The twist: there actually wasn’t much footage of the boat ride from hell

 Bravo

To be quite clear, I don’t think anyone tuning into “Ship It” was hoping for anything bad to happen to the housewives that goes beyond a fall into a bush or some consensual buggery by a man dressed as a pirate. No one looking forward to the cursed cruise was wishing for real harm to come to these housewives; no one really wanted any housewife to die on that boat.

What we do want to watch is these women reacting to mildly preposterous situations. After all, they are masters of turning the most first world of problems into storylines. For example, this season Bethenny and Carole are fighting over Bethenny saying that Carole’s boyfriend asked to be comped during a relief trip to Puerto Rico and that Carole is being “too cool” on Instagram.

Watching these rich women puking and sobbing on a fiery luxury liner in the choppy waters off of Cartagena, Colombia was supposed to be a bonanza of such first-world freakouts. But while there was some footage of various members puking and getting rocked by waves, Bravo put up a title card in the middle of the show (above) that said they had to stop filming when the situation became too dangerous (though there was some audio of the housewives’ screams that survived the storm). The boat ride from hell had gone from main attraction to bonus feature.

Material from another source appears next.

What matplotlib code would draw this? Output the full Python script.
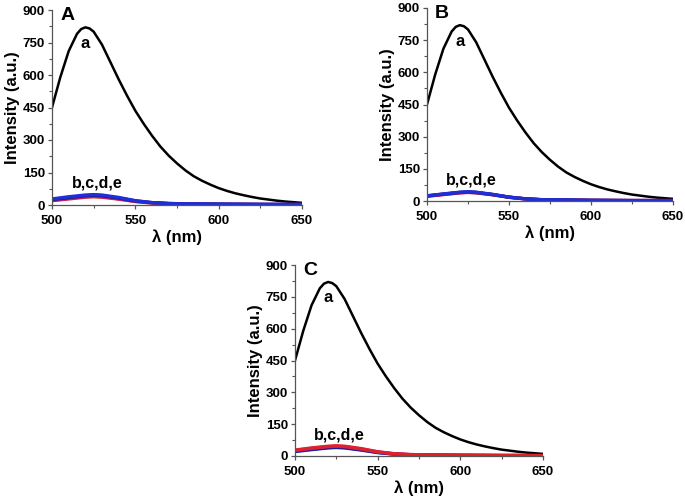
import numpy as np
import matplotlib
matplotlib.use('Agg')
import matplotlib.pyplot as plt
from matplotlib.ticker import MultipleLocator

plt.rcParams['font.family'] = ['Liberation Sans', 'DejaVu Sans']
plt.rcParams['font.weight'] = 'bold'

# wavelength (nm)
wl = [500, 505, 510, 515, 517.5, 520, 522.5, 525, 530, 535, 540, 545, 550, 555, 560, 565,
      570, 575, 580, 585, 590, 595, 600, 605, 610, 615, 620, 625, 630, 635, 640, 645, 650]
# curve a (same in all panels)
curve_a = [450, 590, 710, 790, 812, 820, 815, 800, 740, 660, 580, 505, 435, 375, 320, 270,
           228, 192, 160, 133, 112, 94, 78, 65, 54, 45, 37, 30, 25, 20, 16, 13, 10]

# quenched curves b-e, sampled on a coarser grid
wl_q = [500, 510, 520, 525, 530, 540, 550, 560, 570, 580, 600, 625, 650]
panel_A = {
    'b': [20, 28, 36, 38, 36, 27, 16, 9, 6, 5, 3, 2, 2],
    'c': [22, 31, 39, 41, 39, 29, 17, 10, 6, 5, 3, 2, 2],
    'd': [25, 34, 43, 45, 43, 32, 19, 11, 7, 5, 4, 3, 2],
    'e': [28, 38, 46, 48, 46, 35, 20, 11, 7, 5, 4, 3, 3],
}
panel_B = {
    'b': [22, 30, 38, 40, 38, 29, 17, 10, 6, 5, 3, 2, 2],
    'c': [23, 31, 39, 41, 39, 30, 18, 10, 6, 5, 3, 2, 2],
    'd': [24, 32, 40, 42, 40, 30, 18, 10, 6, 5, 3, 2, 2],
    'e': [24, 33, 41, 43, 41, 31, 18, 10, 6, 5, 3, 2, 2],
}
panel_C = {
    'b': [28, 38, 46, 48, 46, 35, 20, 11, 7, 5, 4, 3, 2],
    'c': [26, 36, 44, 46, 44, 33, 19, 10, 6, 5, 3, 2, 2],
    'd': [23, 32, 40, 42, 40, 30, 17, 9, 6, 5, 3, 2, 2],
    'e': [21, 30, 38, 40, 38, 28, 16, 9, 5, 4, 3, 2, 2],
}
colors = {'b': '#e0202a', 'c': '#b0208a', 'd': '#1a1a80', 'e': '#1f2fd8'}


def draw_panel(ax, quenched, letter, order):
    ax.plot(wl, curve_a, color='black', lw=1.8)
    for key in order:
        ax.plot(wl_q, quenched[key], color=colors[key], lw=2.4)
    ax.set_xlim(500, 650)
    ax.set_ylim(0, 900)
    ax.xaxis.set_major_locator(MultipleLocator(50))
    ax.xaxis.set_minor_locator(MultipleLocator(25))
    ax.yaxis.set_major_locator(MultipleLocator(150))
    ax.yaxis.set_minor_locator(MultipleLocator(75))
    ax.spines['top'].set_visible(False)
    ax.spines['right'].set_visible(False)
    for s in ['left', 'bottom']:
        ax.spines[s].set_color('#555555')
        ax.spines[s].set_linewidth(0.9)
    ax.tick_params(which='major', length=3, width=0.9, color='#555555', labelsize=9.5)
    ax.tick_params(axis='x', which='major', pad=4)
    ax.tick_params(axis='y', which='major', pad=2)
    ax.tick_params(which='minor', length=2, width=0.8, color='#555555')
    for lab in ax.get_xticklabels() + ax.get_yticklabels():
        lab.set_fontweight('bold')
    ax.set_xlabel('λ (nm)', fontsize=12, fontweight='bold', labelpad=2)
    ax.set_ylabel('Intensity (a.u.)', fontsize=12, fontweight='bold', labelpad=2)
    ax.text(505, 875, letter, fontsize=14, fontweight='bold', va='center', ha='left')
    ax.text(520, 745, 'a', fontsize=12, fontweight='bold', ha='center', va='center')
    ax.text(527, 100, 'b,c,d,e', fontsize=11.5, fontweight='bold', ha='center', va='center')


fig = plt.figure(figsize=(6.85, 4.96), dpi=100)
W, H = 685, 496
axA = fig.add_axes([52 / W, 1 - 205 / H, 250 / W, 195 / H])
axB = fig.add_axes([427 / W, 1 - 201 / H, 246 / W, 193 / H])
axC = fig.add_axes([295 / W, 1 - 456 / H, 248 / W, 191 / H])

draw_panel(axA, panel_A, 'A', ['b', 'c', 'd', 'e'])
draw_panel(axB, panel_B, 'B', ['b', 'c', 'd', 'e'])
draw_panel(axC, panel_C, 'C', ['e', 'd', 'c', 'b'])

fig.savefig('out.png', dpi=100)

But that inconsequentiality is part of the sly beauty of the Housewives franchise, where the draw is precisely that nothing too serious ever happens. You never feel like any episode needs to be watched right here and now — the plot will never leave you behind. And you don’t need to watch every episode, or even pay close attention to what’s happening on screen, to know that someone is fighting with someone else over something impossibly superficial. That never changes.

With the exception of a few women like Bethenny and Atlanta’s NeNe Leakes, who broke into mainstream success and then retreated back into the cushy world of Real Housewives, the housewives are in a holding pattern of petty dramas and jagged cross-talk, perpetually auditioning for the next season, when they will reset and sharpen themselves up for another round robin of bickering and alliance-building.

And when reality — or the cameras that fail to capture it amid choppy waters — doesn’t provide enough drama to keep the Real Housewives engines purring, the series and its cast know precisely how and when to goose the situation.

At the end of “Ship It,” we’re told that the women, allegedly the upper crust of Manhattan, are stricken with diarrhea, inciting a rash of toilet paper thievery and sweaty rushes to the bathroom. Luann, the tallest housewife, shamelessly reveals to the women as they file into the cab to go to the airport that she defecated in her own bed, as the camera wistfully pans to the poor woman scrubbing away the last of the housewives’ brief reign of terror. Luann chuckles as she tells the story, clearly happy to get back New York City and bid goodbye to Cartagena. She isn’t the least bit sad or regretful about a vacation that brought her fights and left her almost-shipwrecked and diarrhea-stricken. Why would she be? It made for memorable TV.